> **What to produce**: Write out the listing below exactly, and omit any images you find in it.

> **Data section**:
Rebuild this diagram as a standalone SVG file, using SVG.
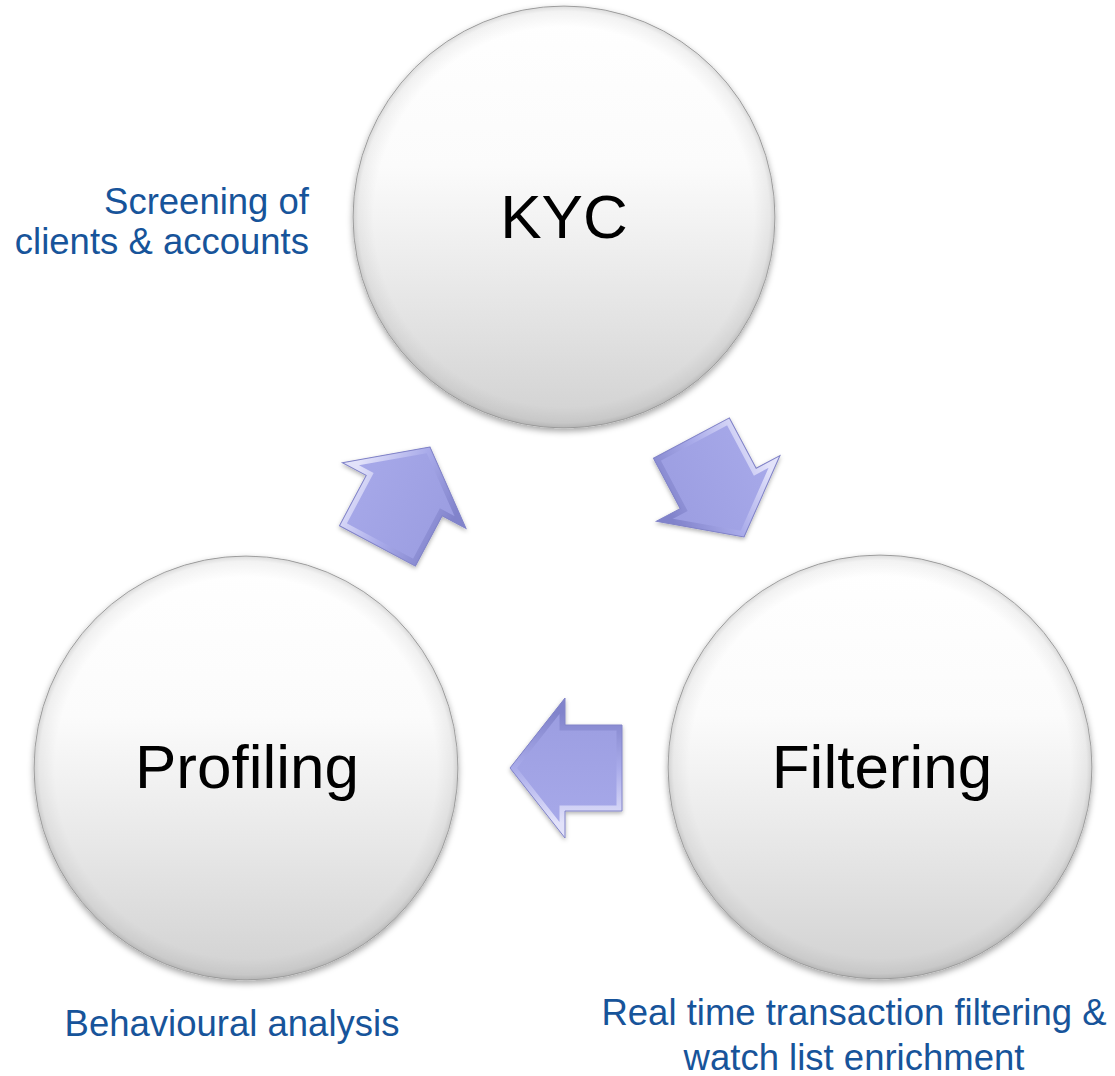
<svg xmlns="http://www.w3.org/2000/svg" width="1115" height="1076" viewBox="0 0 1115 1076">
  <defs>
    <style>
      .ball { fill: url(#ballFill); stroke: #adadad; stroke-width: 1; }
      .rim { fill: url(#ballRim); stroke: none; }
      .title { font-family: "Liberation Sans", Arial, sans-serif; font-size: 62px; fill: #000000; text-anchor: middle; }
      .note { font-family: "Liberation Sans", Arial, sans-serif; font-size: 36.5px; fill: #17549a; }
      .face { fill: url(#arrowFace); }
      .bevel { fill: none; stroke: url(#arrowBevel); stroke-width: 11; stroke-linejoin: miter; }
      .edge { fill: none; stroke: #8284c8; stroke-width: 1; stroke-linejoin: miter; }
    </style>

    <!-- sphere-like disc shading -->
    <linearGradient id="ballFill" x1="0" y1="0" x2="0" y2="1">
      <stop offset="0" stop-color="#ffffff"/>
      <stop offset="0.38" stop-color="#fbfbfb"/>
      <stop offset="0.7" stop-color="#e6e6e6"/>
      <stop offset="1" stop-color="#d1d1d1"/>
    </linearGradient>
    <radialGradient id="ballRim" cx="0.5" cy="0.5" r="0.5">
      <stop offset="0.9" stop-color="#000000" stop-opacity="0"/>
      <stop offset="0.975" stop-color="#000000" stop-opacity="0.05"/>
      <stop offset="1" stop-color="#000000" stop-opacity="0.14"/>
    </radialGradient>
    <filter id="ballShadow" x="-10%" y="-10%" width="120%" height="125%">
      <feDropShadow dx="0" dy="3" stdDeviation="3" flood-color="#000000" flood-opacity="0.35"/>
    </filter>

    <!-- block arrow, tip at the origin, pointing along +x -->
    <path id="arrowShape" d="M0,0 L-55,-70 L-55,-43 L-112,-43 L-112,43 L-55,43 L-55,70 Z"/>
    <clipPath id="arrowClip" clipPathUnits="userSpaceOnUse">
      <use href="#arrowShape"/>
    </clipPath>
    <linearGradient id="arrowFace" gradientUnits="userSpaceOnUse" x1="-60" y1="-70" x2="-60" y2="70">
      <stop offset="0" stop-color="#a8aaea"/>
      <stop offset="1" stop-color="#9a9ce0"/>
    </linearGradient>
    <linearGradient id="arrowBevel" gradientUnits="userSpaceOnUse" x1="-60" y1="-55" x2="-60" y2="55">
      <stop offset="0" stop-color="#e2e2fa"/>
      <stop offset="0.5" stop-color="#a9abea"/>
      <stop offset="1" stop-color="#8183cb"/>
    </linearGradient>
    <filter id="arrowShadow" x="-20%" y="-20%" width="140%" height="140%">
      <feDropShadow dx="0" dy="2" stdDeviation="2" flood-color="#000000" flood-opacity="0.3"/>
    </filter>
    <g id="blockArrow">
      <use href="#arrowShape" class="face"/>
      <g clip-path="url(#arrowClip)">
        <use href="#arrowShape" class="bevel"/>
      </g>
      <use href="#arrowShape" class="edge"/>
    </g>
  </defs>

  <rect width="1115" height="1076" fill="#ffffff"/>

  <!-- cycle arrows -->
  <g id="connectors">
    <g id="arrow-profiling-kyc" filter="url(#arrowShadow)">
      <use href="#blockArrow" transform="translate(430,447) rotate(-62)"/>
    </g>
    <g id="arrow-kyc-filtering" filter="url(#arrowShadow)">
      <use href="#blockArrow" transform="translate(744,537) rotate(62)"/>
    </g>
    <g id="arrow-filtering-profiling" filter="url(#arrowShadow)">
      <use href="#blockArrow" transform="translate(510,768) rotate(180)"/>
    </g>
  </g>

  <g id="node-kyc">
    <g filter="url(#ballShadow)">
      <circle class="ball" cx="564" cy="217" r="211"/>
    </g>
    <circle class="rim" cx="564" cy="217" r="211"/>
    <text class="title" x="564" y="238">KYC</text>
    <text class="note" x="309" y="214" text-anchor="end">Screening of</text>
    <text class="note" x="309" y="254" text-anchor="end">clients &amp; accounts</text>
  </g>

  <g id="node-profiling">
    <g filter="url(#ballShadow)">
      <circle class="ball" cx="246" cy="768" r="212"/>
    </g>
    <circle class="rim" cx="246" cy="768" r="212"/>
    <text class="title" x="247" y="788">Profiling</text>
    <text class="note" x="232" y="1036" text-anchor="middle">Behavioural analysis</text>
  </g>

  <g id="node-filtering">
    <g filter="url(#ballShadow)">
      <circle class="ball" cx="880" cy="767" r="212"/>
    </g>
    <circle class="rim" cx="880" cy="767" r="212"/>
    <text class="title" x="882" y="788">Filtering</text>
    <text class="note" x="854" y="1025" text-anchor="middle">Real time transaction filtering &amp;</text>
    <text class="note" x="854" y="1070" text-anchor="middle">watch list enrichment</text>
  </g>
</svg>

> **Problem solution**:
Rebuild this diagram as a standalone SVG file, using SVG.
<svg xmlns="http://www.w3.org/2000/svg" width="1115" height="1076" viewBox="0 0 1115 1076">
  <defs>
    <style>
      .ball { fill: url(#ballFill); stroke: #adadad; stroke-width: 1; }
      .rim { fill: url(#ballRim); stroke: none; }
      .title { font-family: "Liberation Sans", Arial, sans-serif; font-size: 62px; fill: #000000; text-anchor: middle; }
      .note { font-family: "Liberation Sans", Arial, sans-serif; font-size: 36.5px; fill: #17549a; }
      .face { fill: url(#arrowFace); }
      .bevel { fill: none; stroke: url(#arrowBevel); stroke-width: 11; stroke-linejoin: miter; }
      .edge { fill: none; stroke: #8284c8; stroke-width: 1; stroke-linejoin: miter; }
    </style>

    <!-- sphere-like disc shading -->
    <linearGradient id="ballFill" x1="0" y1="0" x2="0" y2="1">
      <stop offset="0" stop-color="#ffffff"/>
      <stop offset="0.38" stop-color="#fbfbfb"/>
      <stop offset="0.7" stop-color="#e6e6e6"/>
      <stop offset="1" stop-color="#d1d1d1"/>
    </linearGradient>
    <radialGradient id="ballRim" cx="0.5" cy="0.5" r="0.5">
      <stop offset="0.9" stop-color="#000000" stop-opacity="0"/>
      <stop offset="0.975" stop-color="#000000" stop-opacity="0.05"/>
      <stop offset="1" stop-color="#000000" stop-opacity="0.14"/>
    </radialGradient>
    <filter id="ballShadow" x="-10%" y="-10%" width="120%" height="125%">
      <feDropShadow dx="0" dy="3" stdDeviation="3" flood-color="#000000" flood-opacity="0.35"/>
    </filter>

    <!-- block arrow, tip at the origin, pointing along +x -->
    <path id="arrowShape" d="M0,0 L-55,-70 L-55,-43 L-112,-43 L-112,43 L-55,43 L-55,70 Z"/>
    <clipPath id="arrowClip" clipPathUnits="userSpaceOnUse">
      <use href="#arrowShape"/>
    </clipPath>
    <linearGradient id="arrowFace" gradientUnits="userSpaceOnUse" x1="-60" y1="-70" x2="-60" y2="70">
      <stop offset="0" stop-color="#a8aaea"/>
      <stop offset="1" stop-color="#9a9ce0"/>
    </linearGradient>
    <linearGradient id="arrowBevel" gradientUnits="userSpaceOnUse" x1="-60" y1="-55" x2="-60" y2="55">
      <stop offset="0" stop-color="#e2e2fa"/>
      <stop offset="0.5" stop-color="#a9abea"/>
      <stop offset="1" stop-color="#8183cb"/>
    </linearGradient>
    <filter id="arrowShadow" x="-20%" y="-20%" width="140%" height="140%">
      <feDropShadow dx="0" dy="2" stdDeviation="2" flood-color="#000000" flood-opacity="0.3"/>
    </filter>
    <g id="blockArrow">
      <use href="#arrowShape" class="face"/>
      <g clip-path="url(#arrowClip)">
        <use href="#arrowShape" class="bevel"/>
      </g>
      <use href="#arrowShape" class="edge"/>
    </g>
  </defs>

  <rect width="1115" height="1076" fill="#ffffff"/>

  <!-- cycle arrows -->
  <g id="connectors">
    <g id="arrow-profiling-kyc" filter="url(#arrowShadow)">
      <use href="#blockArrow" transform="translate(430,447) rotate(-62)"/>
    </g>
    <g id="arrow-kyc-filtering" filter="url(#arrowShadow)">
      <use href="#blockArrow" transform="translate(744,537) rotate(62)"/>
    </g>
    <g id="arrow-filtering-profiling" filter="url(#arrowShadow)">
      <use href="#blockArrow" transform="translate(510,768) rotate(180)"/>
    </g>
  </g>

  <g id="node-kyc">
    <g filter="url(#ballShadow)">
      <circle class="ball" cx="564" cy="217" r="211"/>
    </g>
    <circle class="rim" cx="564" cy="217" r="211"/>
    <text class="title" x="564" y="238">KYC</text>
    <text class="note" x="309" y="214" text-anchor="end">Screening of</text>
    <text class="note" x="309" y="254" text-anchor="end">clients &amp; accounts</text>
  </g>

  <g id="node-profiling">
    <g filter="url(#ballShadow)">
      <circle class="ball" cx="246" cy="768" r="212"/>
    </g>
    <circle class="rim" cx="246" cy="768" r="212"/>
    <text class="title" x="247" y="788">Profiling</text>
    <text class="note" x="232" y="1036" text-anchor="middle">Behavioural analysis</text>
  </g>

  <g id="node-filtering">
    <g filter="url(#ballShadow)">
      <circle class="ball" cx="880" cy="767" r="212"/>
    </g>
    <circle class="rim" cx="880" cy="767" r="212"/>
    <text class="title" x="882" y="788">Filtering</text>
    <text class="note" x="854" y="1025" text-anchor="middle">Real time transaction filtering &amp;</text>
    <text class="note" x="854" y="1070" text-anchor="middle">watch list enrichment</text>
  </g>
</svg>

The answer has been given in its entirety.